M. Pierre Moscovici évoque enfin l'élargissement de l'Union et la
réforme des politiques communes. Observant que l'élargissement
constitue une perspective inéluctable et positive, il estime que les
négociations doivent permettre aux pays candidats de reprendre
l'intégralité de l'acquis communautaire et qu'il convient de
mener une politique active de préparation de ces pays. Il souligne en
outre qu'il est nécessaire d'englober les pays de l'Union et l'ensemble
des pays candidats, y compris la Turquie, dont la vocation européenne
est incontestable, dans un cadre collectif. Il rappelle que la France a
proposé la mise en place d'une Conférence européenne
permanente et que cette proposition est en passe d'être acceptée
par ses partenaires.
A propos de la réforme des politiques communes et de leur financement,
le ministre indique que les débats sur ce sujet se dérouleront
probablement jusqu'en 1999. Il fait valoir que, dans le domaine du financement,
il convient d'éviter toute dérive vers une comparaison des
" soldes nets ", qui peut faire supporter à quelques pays
seulement, dont la France, le coût du développement de l'Union et
de son élargissement. Il se prononce pour un maintien du plafond de
ressources à 1,27 % du PIB et souhaite que la nouvelle
programmation financière soit rigoureuse pour tenir compte des
contraintes qui pèsent sur les équilibres budgétaires des
Etats.
Evoquant la réforme des fonds structurels, M. Pierre Moscovici souligne
que la France veillera à ce que les régions touchées par
le chômage, les zones urbaines fragiles et les zones rurales soient bien
traitées. Il estime que la réforme de la politique agricole
commune devra, quant à elle, permettre de préserver les
intérêts français et la sauvegarde du modèle
agricole européen, compétitif mais soucieux du maintien de
structures familiales et d'une occupation équilibrée de l'espace.
M. Christian de La Malène
interroge le ministre sur la
constitutionnalité du traité d'Amsterdam et lui demande si le
Gouvernement a l'intention de saisir le Conseil constitutionnel à ce
propos. Puis il remarque que les gouvernements successifs ont, avant chaque
élargissement, présenté comme un préalable la
réalisation d'un approfondissement de l'Union, mais que ces
proclamations n'ont jamais été suivies d'effet. Enfin, il se
demande si la France n'est pas isolée dans sa volonté de donner
une dimension politique à la construction européenne.
M. Daniel
Millaud
déplore l'absence de solution aux
problèmes des TOM dans le traité d'Amsterdam. Observant que,
depuis quarante ans, les TOM sont sans aucune cohérence tantôt
assimilés aux Etats membres, tantôt assimilés aux Etats
ACP, il cite comme exemple de cette incohérence la volonté du
Gouvernement d'appliquer aux TOM la directive sur le droit de vote des
ressortissants communautaires aux élections municipales.
M. Pierre Lagourgue
s'inquiète de l'ambiguïté des
dispositions du traité d'Amsterdam concernant les DOM, se demandant si
elles vont effectivement permettre une reconnaissance de la
spécificité des DOM. Il craint en effet que le libellé du
dernier alinéa de l'article 227, qui exige que les mesures
spécifiques en faveur des régions
ultrapériphériques respectent " l'intégrité et
la cohérence de l'ordre juridique communautaire, y compris le
marché intérieur ", ne limite à l'extrême la
portée de ces mesures spécifiques.
M. James Bordas
souhaite que le Gouvernement avance des propositions
concrètes en vue du " sommet européen " sur l'emploi.

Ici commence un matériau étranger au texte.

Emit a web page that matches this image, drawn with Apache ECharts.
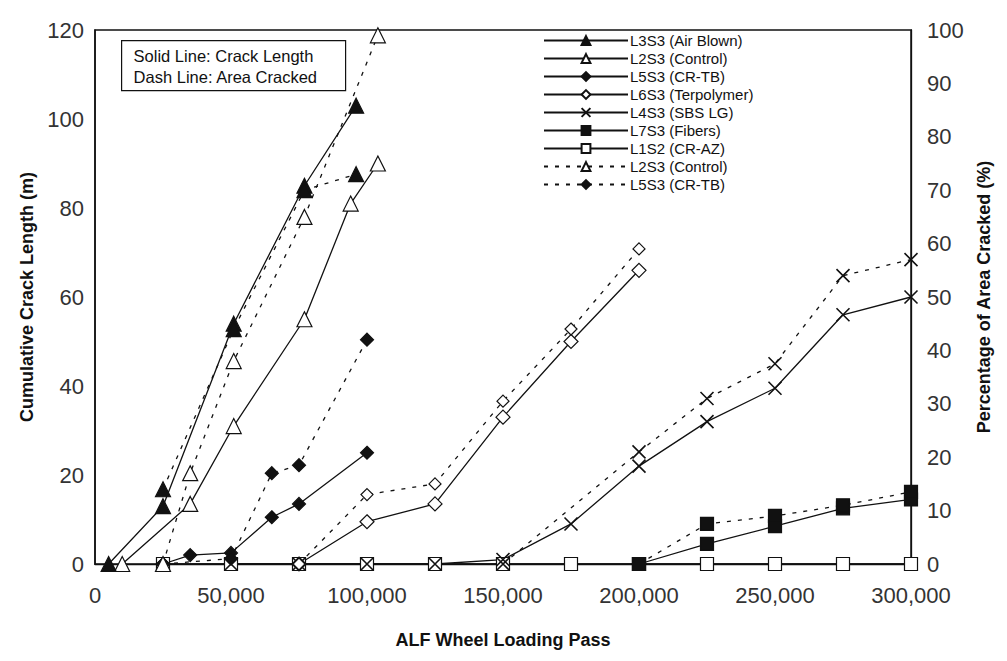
<!DOCTYPE html>
<html>
<head>
<meta charset="utf-8">
<script src="https://cdn.jsdelivr.net/npm/echarts@6/dist/echarts.min.js"></script>
<style>
  html, body { margin: 0; background: #fff; }
  #chart { width: 1007px; height: 661px; }
</style>
</head>
<body>
<div id="chart"></div>
<script>
// x = ALF wheel loading passes
// solid series -> cumulative crack length (m), left axis
// dashed series -> area cracked (%), right axis
var l3s3Crack = [[5000, 0], [25000, 13], [51000, 54], [77000, 85], [96000, 103]];
var l2s3Crack = [[10000, 0], [35000, 13.5], [51000, 31], [77000, 55], [94000, 81], [104000, 90]];
var l5s3Crack = [[25000, 0], [35000, 2], [50000, 2.5], [65000, 10.5], [75000, 13.5], [100000, 25]];
var l6s3Crack = [[75000, 0], [100000, 9.5], [125000, 13.5], [150000, 33], [175000, 50], [200000, 66]];
var l4s3Crack = [[50000, 0], [75000, 0], [100000, 0], [125000, 0], [150000, 1], [175000, 9], [200000, 22], [225000, 32], [250000, 39.5], [275000, 56], [300000, 60]];
var l7s3Crack = [[200000, 0], [225000, 4.5], [250000, 8.5], [275000, 12.5], [300000, 14.5]];
var l1s2Crack = [[25000, 0], [50000, 0], [75000, 0], [100000, 0], [125000, 0], [150000, 0], [175000, 0], [200000, 0], [225000, 0], [250000, 0], [275000, 0], [300000, 0]];

var l3s3Area = [[25000, 14], [51000, 44], [77000, 70], [96000, 73]];
var l2s3Area = [[25000, 0], [35000, 17], [51000, 38], [77000, 65], [104000, 99]];
var l5s3Area = [[25000, 0], [50000, 1], [65000, 17], [75000, 18.5], [100000, 42]];
var l6s3Area = [[75000, 0], [100000, 13], [125000, 15], [150000, 30.5], [175000, 44], [200000, 59]];
var l4s3Area = [[150000, 0], [200000, 21], [225000, 31], [250000, 37.5], [275000, 54], [300000, 57]];
var l7s3Area = [[200000, 0], [225000, 7.5], [250000, 9], [275000, 11], [300000, 13.5]];

var legendNames = ['L3S3 (Air Blown)', 'L2S3 (Control)', 'L5S3 (CR-TB)', 'L6S3 (Terpolymer)',
  'L4S3 (SBS LG)', 'L7S3 (Fibers)', 'L1S2 (CR-AZ)', 'L2S3 (Control) ', 'L5S3 (CR-TB) '];

var INK = '#111';
var xMark = 'path://M0,0L10,10M10,0L0,10';

function mk(name, data, symbol, filled, dashed, yIdx, size) {
  return {
    name: name,
    type: 'line',
    yAxisIndex: yIdx,
    data: data,
    symbol: symbol,
    symbolSize: size || 13,
    showAllSymbol: true,
    lineStyle: { color: INK, width: 1.3, type: dashed ? [4, 7] : 'solid' },
    itemStyle: {
      color: filled ? INK : '#fff',
      borderColor: INK,
      borderWidth: symbol === xMark ? 1.6 : 1.2
    },
    emphasis: { disabled: true },
    animation: false
  };
}

// drawing order: lower series first so crosses sit on top of the squares
var series = [
  mk('L1S2 (CR-AZ)', l1s2Crack, 'rect', false, false, 0, 13),
  mk('L7S3 (Fibers)', l7s3Crack, 'rect', true, false, 0, 13),
  mk('L7S3 area', l7s3Area, 'rect', true, true, 1, 13),
  mk('L4S3 (SBS LG)', l4s3Crack, xMark, false, false, 0, 13),
  mk('L4S3 area', l4s3Area, xMark, false, true, 1, 13),
  mk('L6S3 (Terpolymer)', l6s3Crack, 'diamond', false, false, 0, 14),
  mk('L6S3 area', l6s3Area, 'diamond', false, true, 1, 12),
  mk('L5S3 (CR-TB)', l5s3Crack, 'diamond', true, false, 0, 13),
  mk('L5S3 (CR-TB) ', l5s3Area, 'diamond', true, true, 1, 13),
  mk('L2S3 (Control)', l2s3Crack, 'triangle', false, false, 0, 15),
  mk('L2S3 (Control) ', l2s3Area, 'triangle', false, true, 1, 15),
  mk('L3S3 (Air Blown)', l3s3Crack, 'triangle', true, false, 0, 15),
  mk('L3S3 area', l3s3Area, 'triangle', true, true, 1, 15)
];

var font = 'Liberation Sans';
var chart = echarts.init(document.getElementById('chart'), null, { renderer: 'svg' });

chart.setOption({
  backgroundColor: '#fff',
  textStyle: { fontFamily: font },
  grid: {
    left: 95, right: 96, top: 30, bottom: 97,
    show: true, borderColor: INK, borderWidth: 1.5, backgroundColor: 'transparent'
  },
  legend: {
    data: legendNames,
    orient: 'vertical',
    left: 541, top: 31,
    itemWidth: 84, itemHeight: 11, itemGap: 3,
    textStyle: { fontFamily: font, fontSize: 15, color: INK, padding: [0, 0, 0, -3] },
    backgroundColor: '#fff',
    padding: 2,
    selectedMode: false
  },
  xAxis: {
    type: 'value',
    min: 0, max: 300000, interval: 50000,
    name: 'ALF Wheel Loading Pass',
    nameLocation: 'middle',
    nameGap: 67,
    nameTextStyle: { fontFamily: font, fontSize: 18, fontWeight: 'bold', color: INK },
    axisLine: { show: true, lineStyle: { color: INK, width: 1.3 } },
    axisTick: { show: false },
    splitLine: { show: false },
    axisLabel: {
      margin: 20, fontSize: 22, color: '#333', fontFamily: font,
      formatter: function (v) { return v.toLocaleString('en-US'); }
    }
  },
  yAxis: [
    {
      type: 'value', min: 0, max: 120, interval: 20,
      name: 'Cumulative Crack Length (m)',
      nameLocation: 'middle', nameRotate: 90, nameGap: 58,
      nameTextStyle: { fontFamily: font, fontSize: 18, fontWeight: 'bold', color: INK },
      axisLine: { show: true, lineStyle: { color: INK, width: 1.5 } },
      axisTick: { show: false },
      splitLine: { show: false },
      axisLabel: { margin: 11, fontSize: 22, color: '#333', fontFamily: font }
    },
    {
      type: 'value', min: 0, max: 100, interval: 10,
      position: 'right',
      name: 'Percentage of Area Cracked (%)',
      nameLocation: 'middle', nameRotate: 90, nameGap: 62,
      nameTextStyle: { fontFamily: font, fontSize: 18, fontWeight: 'bold', color: INK },
      axisLine: { show: true, lineStyle: { color: INK, width: 1.3 } },
      axisTick: { show: false },
      splitLine: { show: false },
      axisLabel: { margin: 16, fontSize: 22, color: '#333', fontFamily: font }
    }
  ],
  graphic: [
    {
      type: 'group', left: 121, top: 40,
      children: [
        { type: 'rect', shape: { x: 0, y: 0, width: 224, height: 50 },
          style: { fill: '#fff', stroke: INK, lineWidth: 1.2 } },
        { type: 'text', x: 12, y: 7,
          style: { text: 'Solid Line: Crack Length', fontFamily: font, fontSize: 16.5, fill: INK } },
        { type: 'text', x: 12, y: 28,
          style: { text: 'Dash Line: Area Cracked', fontFamily: font, fontSize: 16.5, fill: INK } }
      ]
    }
  ],
  series: series
});
</script>
</body>
</html>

Puis il déplore que le traité d'Amsterdam n'ait que très
peu étendu le champ du vote à la majorité qualifiée.
Mme Danielle Bidard-Reydet
s'interroge, à son tour, sur les
suites concrètes que pourrait avoir le " sommet
européen " sur l'emploi. Puis elle demande des précisions
sur les modalités de ratification du traité d'Amsterdam.
Mme Danielle Pourtaud
se félicite des progrès de
l'idée d'une coordination renforcée des politiques
économiques des pays de la zone euro, tout en demandant des
précisions sur la manière dont cette idée est comprise au
sein des Etats membres. Après avoir souhaité que le " sommet
européen " sur l'emploi parvienne à des objectifs
mobilisateurs, elle relève, pour s'en inquiéter, que les
propositions de la Commission européenne, centrées sur la
flexibilité du travail, l'amélioration de l'employabilité,
et l'activation des dépenses d'indemnisation, ne recoupent pas toujours
les priorités du Gouvernement.
M. Jacques Habert
revient sur la déclaration italo-franco-belge.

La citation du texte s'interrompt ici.